Tampang.com | Krisis Hong Kong yang berkepanjangan telah menjadi salah satu isu paling mencolok dalam sejarah dunia modern, mencerminkan ketegangan antara harapan akan demokrasi dan kontrol ketat Tiongkok. Gerakan Payung yang muncul pada tahun 2014 merupakan simbol perlawanan rakyat Hong Kong terhadap intervensi Beijing dalam sistem pemerintahan daerah tersebut. Protes yang awalnya berfokus pada permintaan pemilihan umum yang lebih bebas dan terbuka, segera berubah menjadi gerakan yang lebih luas, menandakan bahwa masyarakat Hong Kong tidak sekadar menginginkan kebebasan politik, tetapi juga identitas dan hak asasi manusia yang dijamin.
Sejak tahun 2014, protes di Hong Kong telah dipicu oleh berbagai kebijakan dan tindakan pemerintah Tiongkok yang dianggap merugikan kebebasan dan otonomi wilayah tersebut.

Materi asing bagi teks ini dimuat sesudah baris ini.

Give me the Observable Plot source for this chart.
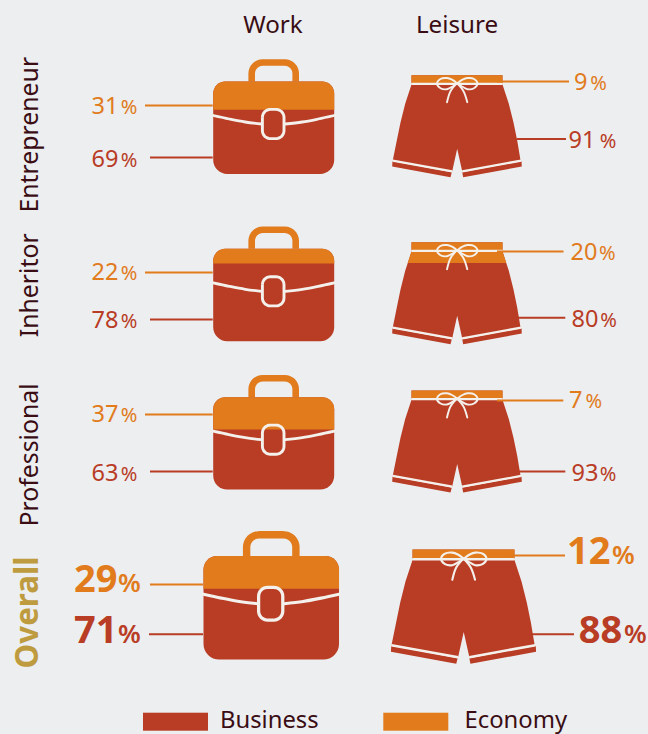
<!DOCTYPE html>
<html><head><meta charset="utf-8">
<script src="https://cdn.jsdelivr.net/npm/d3@7"></script>
<script src="https://cdn.jsdelivr.net/npm/@observablehq/plot@0.6"></script>
<style>html,body{margin:0;padding:0;background:#eceef0;overflow:hidden}svg{display:block}</style>
</head><body><div id="chart"></div>
<script>
// ---- Values ----
const segments = ["Entrepreneur", "Inheritor", "Professional", "Overall"];
const contexts = ["Work", "Leisure"];
const classes = ["Business", "Economy"];
const workEconomy = [31, 22, 37, 29];
const workBusiness = [69, 78, 63, 71];
const leisureEconomy = [9, 20, 7, 12];
const leisureBusiness = [91, 80, 93, 88];
// share of each icon actually painted orange in the picture (percent of icon height)
const workEconomyPainted = [30.5, 16, 35, 31.5];
const leisureEconomyPainted = [9, 20.5, 8, 8];

// ---- Colours and type ----
const BUSINESS = "#b93c25", ECONOMY = "#e17b1c", GOLD = "#bf9b40", INK = "#3a0d14", LINE = "#f4f1ec", BG = "#eceef0";
const FONT = "'Noto Sans', 'Open Sans', sans-serif";

// ---- Layout (plot units equal pixels) ----
const emphasis = [false, false, false, true];
const bagLeft = [212.7, 212.7, 212.7, 203], bagTop = [81, 248.3, 396.7, 555.6];
const shortsMid = [456.5, 456.5, 456.5, 463], shortsTop = [74.7, 241.7, 390, 549];
const iconScale = [1, 1, 1, 1.12];
const layoutWork = {
  econY: [105, 272, 414, 584], econFrom: [145, 145, 145, 150], econBase: [113.3, 279.5, 421.7, 591.7],
  busY: [157, 319, 471, 633.7], busFrom: [150, 150, 150, 149], busBase: [166.7, 327.7, 480, 642.7],
  numEnd: [118, 118, 118, 117], pctStart: [120.2, 120.2, 120.2, 117.5],
};
const layoutLeisure = {
  econY: [81, 251, 400, 555], econTo: [569, 563.5, 563.3, 565], econBase: [89, 259, 407.7, 563],
  busY: [138.5, 317.3, 471, 633.7], busTo: [566, 565.3, 565.3, 574], busBase: [147.7, 326.3, 480, 642.7],
  econNumEnd: [587, 597, 582, 610], econPct: [589.7, 598.5, 584.9, 611.5],
  busNumEnd: [595, 598, 598, 621.7], busPct: [599.2, 599.7, 599.2, 623.5],
};

// ---- Icon outlines, relative to an icon origin ----
const BAG_W = 121, BAG_H = 92.4;
function arc(cx, cy, r, a0, a1) {
  return d3.range(0, 9).map(i => { const a = (a0 + (a1 - a0) * i / 8) * Math.PI / 180; return [cx + r * Math.cos(a), cy + r * Math.sin(a)]; });
}
function roundRect(x0, y0, x1, y1, r, r2 = r) {
  return [...arc(x0 + r, y0 + r, r, 180, 270), ...arc(x1 - r, y0 + r, r, 270, 360),
          ...arc(x1 - r2, y1 - r2, r2, 0, 90), ...arc(x0 + r2, y1 - r2, r2, 90, 180)];
}
const bagBody = roundRect(0, 0, BAG_W, BAG_H, 12, 14);
const bagHandle = [[38.5, 0], [38.5, -8], ...arc(49.5, -8, 11, 180, 270), ...arc(71.5, -8, 11, 270, 360), [82.5, 0]];
const bagClasp = [...roundRect(49.2, 27.9, 70.8, 57.1, 8), [49.2, 35.9]];
const bagFlaps = [[[0, 34], [16, 37.5], [32, 40.5], [48.5, 42.5]], [[121, 34], [105, 37.5], [89, 40.5], [72, 42.5]]];

const SHORTS_H = 102;
const mirror = pts => pts.map(([x, y]) => [-x, y]).reverse();
const shortsSideR = [[45.5, 9.3], [51.8, 28.6], [56.5, 47.3], [60.2, 65.3], [63.5, 85]];
const shortsBand = [[-45.5, 0], [45.5, 0], [45.5, 8], [-45.5, 8]];
const shortsBody = [...shortsSideR, [5.2, 96], [0.2, 73.6], [-4.8, 96], [-64.2, 85], ...mirror(shortsSideR).slice(1)];
const shortsHemL = [[-64.5, 86], [-64.8, 91.3], [-6.5, 102], [-5.2, 97]];
const shortsHemR = [[64.5, 86], [64.8, 91.3], [6.2, 102], [5.2, 97]];
const shortsWhite = [[[-45.5, 8.7], [45.5, 8.7]], [[-64.3, 85.4], [-4.8, 96.2]], [[64.2, 85.4], [5.2, 96.2]]];
const bowL = [[0, 8], [-5, 4.5], [-10, 2.8], [-17, 4], [-20, 8.6], [-16.5, 13], [-10, 14], [-4, 11], [0, 8]];
const bowR = bowL.map(([x, y]) => [-x + 0.5, y]);
const tailL = [[0, 8], [-6.5, 16], [-10, 27]], tailR = [[0, 8], [6.5, 16], [10.3, 27]];

function clipAbove(poly, cut) {           // keep the part of a polygon with y <= cut
  const out = [];
  poly.forEach((p, i) => {
    const q = poly[(i + 1) % poly.length], pin = p[1] <= cut, qin = q[1] <= cut;
    if (pin) out.push(p);
    if (pin !== qin) { const t = (cut - p[1]) / (q[1] - p[1]); out.push([p[0] + t * (q[0] - p[0]), cut]); }
  });
  return out;
}

// ---- Tables for the marks ----
const fills = [], strokes = [], smooth = [], rules = [], labels = [];
let id = 0;
const addFill = (pts, map, color) => { id++; pts.forEach(([x, y]) => { const [a, b] = map(x, y); fills.push({ a, b, id, color }); }); };
const addStroke = (list, pts, map, color, sw) => { id++; pts.forEach(([x, y]) => { const [a, b] = map(x, y); list.push({ a, b, id, color, sw }); }); };

segments.forEach((seg, i) => {
  const s = iconScale[i];
  const bagMap = (x, y) => [bagLeft[i] + x * s, bagTop[i] + y * s];
  addStroke(strokes, bagHandle, bagMap, ECONOMY, 6.6 * s);
  addFill(bagBody, bagMap, BUSINESS);
  addFill(clipAbove(bagBody, BAG_H * workEconomyPainted[i] / 100), bagMap, ECONOMY);
  bagFlaps.forEach(f => addStroke(smooth, f, bagMap, LINE, 2.8 * s));
  addStroke(strokes, bagClasp, bagMap, LINE, 2.9 * s);

  const shMap = (x, y) => [shortsMid[i] + x * s, shortsTop[i] + y * s];
  const cut = SHORTS_H * leisureEconomyPainted[i] / 100;
  [shortsBand, shortsBody, shortsHemL, shortsHemR].forEach(part => {
    addFill(part, shMap, BUSINESS);
    const top = clipAbove(part, cut);
    if (top.length) addFill(top, shMap, ECONOMY);
  });
  shortsWhite.forEach(w => addStroke(strokes, w, shMap, LINE, 2.3 * s));
  [bowL, bowR, tailL, tailR].forEach(b => addStroke(smooth, b, shMap, LINE, 1.9 * s));

  const w = layoutWork, l = layoutLeisure, big = emphasis[i];
  rules.push({ x1: w.econFrom[i], x2: bagLeft[i], y: w.econY[i], color: ECONOMY });
  rules.push({ x1: w.busFrom[i], x2: bagLeft[i], y: w.busY[i], color: BUSINESS });
  rules.push({ x1: shortsMid[i] + 40.5 * s, x2: l.econTo[i], y: l.econY[i], color: ECONOMY });
  rules.push({ x1: shortsMid[i] + 60 * s, x2: l.busTo[i], y: l.busY[i], color: BUSINESS });
  const lab = (value, numEnd, pct, base, color) => labels.push({ value, numEnd, pct, base, color, big });
  lab(workEconomy[i], w.numEnd[i], w.pctStart[i], w.econBase[i], ECONOMY);
  lab(workBusiness[i], w.numEnd[i], w.pctStart[i], w.busBase[i], BUSINESS);
  lab(leisureEconomy[i], l.econNumEnd[i], l.econPct[i], l.econBase[i], ECONOMY);
  lab(leisureBusiness[i], l.busNumEnd[i], l.busPct[i], l.busBase[i], BUSINESS);
});

const segLabels = segments.map((name, i) => ({ name, base: [212, 336.7, 526, 668][i], color: emphasis[i] ? GOLD : INK, big: emphasis[i] }));
const heads = contexts.map((name, i) => ({ name, x: [272.5, 456.5][i] }));
const legend = classes.map((name, i) => ({ name, x1: [143, 383.3][i], x2: [208, 448.3][i], tx: [219.5, 464][i], color: [BUSINESS, ECONOMY][i] }));

const chart = Plot.plot({
  width: 648, height: 734, margin: 0,
  style: { background: BG, fontFamily: FONT },
  x: { domain: [0, 648], range: [0, 648], axis: null },
  y: { domain: [0, 734], range: [0, 734], axis: null },
  color: { type: "identity" },
  marks: [
    Plot.line(strokes.filter(d => d.color === ECONOMY), { x: "a", y: "b", z: "id", stroke: "color", strokeWidth: "sw", strokeLinecap: "butt", strokeLinejoin: "round" }),
    Plot.line(fills, { x: "a", y: "b", z: "id", fill: "color", stroke: null }),
    Plot.line(strokes.filter(d => d.color !== ECONOMY), { x: "a", y: "b", z: "id", stroke: "color", strokeWidth: "sw", strokeLinecap: "butt", strokeLinejoin: "round" }),
    Plot.line(smooth, { x: "a", y: "b", z: "id", stroke: "color", strokeWidth: "sw", curve: "catmull-rom" }),
    Plot.ruleY(rules, { x1: "x1", x2: "x2", y: "y", stroke: "color", strokeWidth: 2 }),
    // percentage labels
    Plot.text(labels.filter(d => !d.big), { x: "numEnd", y: "base", text: d => String(d.value), fill: "color", textAnchor: "end", lineAnchor: "bottom", fontSize: 23.5 }),
    Plot.text(labels.filter(d => !d.big), { x: "pct", y: "base", text: () => "%", fill: "color", textAnchor: "start", lineAnchor: "bottom", fontSize: 20 }),
    Plot.text(labels.filter(d => d.big), { x: "numEnd", y: "base", text: d => String(d.value), fill: "color", textAnchor: "end", lineAnchor: "bottom", fontSize: 38, fontWeight: 700 }),
    Plot.text(labels.filter(d => d.big), { x: "pct", y: "base", text: () => "%", fill: "color", textAnchor: "start", lineAnchor: "bottom", fontSize: 26, fontWeight: 600 }),
    // segment names
    Plot.text(segLabels.filter(d => !d.big), { x: () => 37.7, y: "base", text: "name", fill: "color", rotate: -90, textAnchor: "start", lineAnchor: "bottom", fontSize: 24.8 }),
    Plot.text(segLabels.filter(d => d.big), { x: () => 37.7, y: "base", text: "name", fill: "color", rotate: -90, textAnchor: "start", lineAnchor: "bottom", fontSize: 31.3, fontWeight: 700 }),
    // column heads
    Plot.text(heads, { x: "x", y: () => 32.5, text: "name", fill: INK, lineAnchor: "bottom", fontSize: 24.2 }),
    // legend
    Plot.rectY(legend, { x1: "x1", x2: "x2", y1: () => 712.7, y2: () => 730.7, fill: "color" }),
    Plot.text(legend, { x: "tx", y: () => 727, text: "name", fill: INK, textAnchor: "start", lineAnchor: "bottom", fontSize: 23.8 })
  ]
});
document.getElementById("chart").appendChild(chart);
</script></body></html>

Setelah Gerakan Payung, Hong Kong terus mengalami gelombang protes yang lebih besar lagi pada tahun 2019, saat legislasi yang kontroversial mengancam untuk mencabut perlindungan bagi para pembangkang dan memungkinkan ekstradisi warga Hong Kong ke Tiongkok. Ratusan ribu orang turun ke jalan untuk menyuarakan ketidakpuasan mereka, menuntut penarikan legislasi tersebut dan reformasi politik yang lebih menyeluruh.
Protes yang berlangsung selama beberapa bulan ini berujung pada kekerasan yang meluas. Polisi secara agresif membubarkan demonstrasi, menggunakan kekuatan yang dianggap berlebihan dalam beberapa kasus. Di sisi lain, para demonstran tidak hanya mengandalkan gerakan damai, mereka juga mulai menggunakan taktik yang lebih konfrontatif untuk menanggapi tindakan keras yang dikeluarkan oleh pemerintah. Gambar-gambar menyeramkan dari bentrokan antara demonstran dan aparat keamanan di jalanan Hong Kong menjadi simbol perjuangan dalam menghadapi rezim yang dianggap otoriter.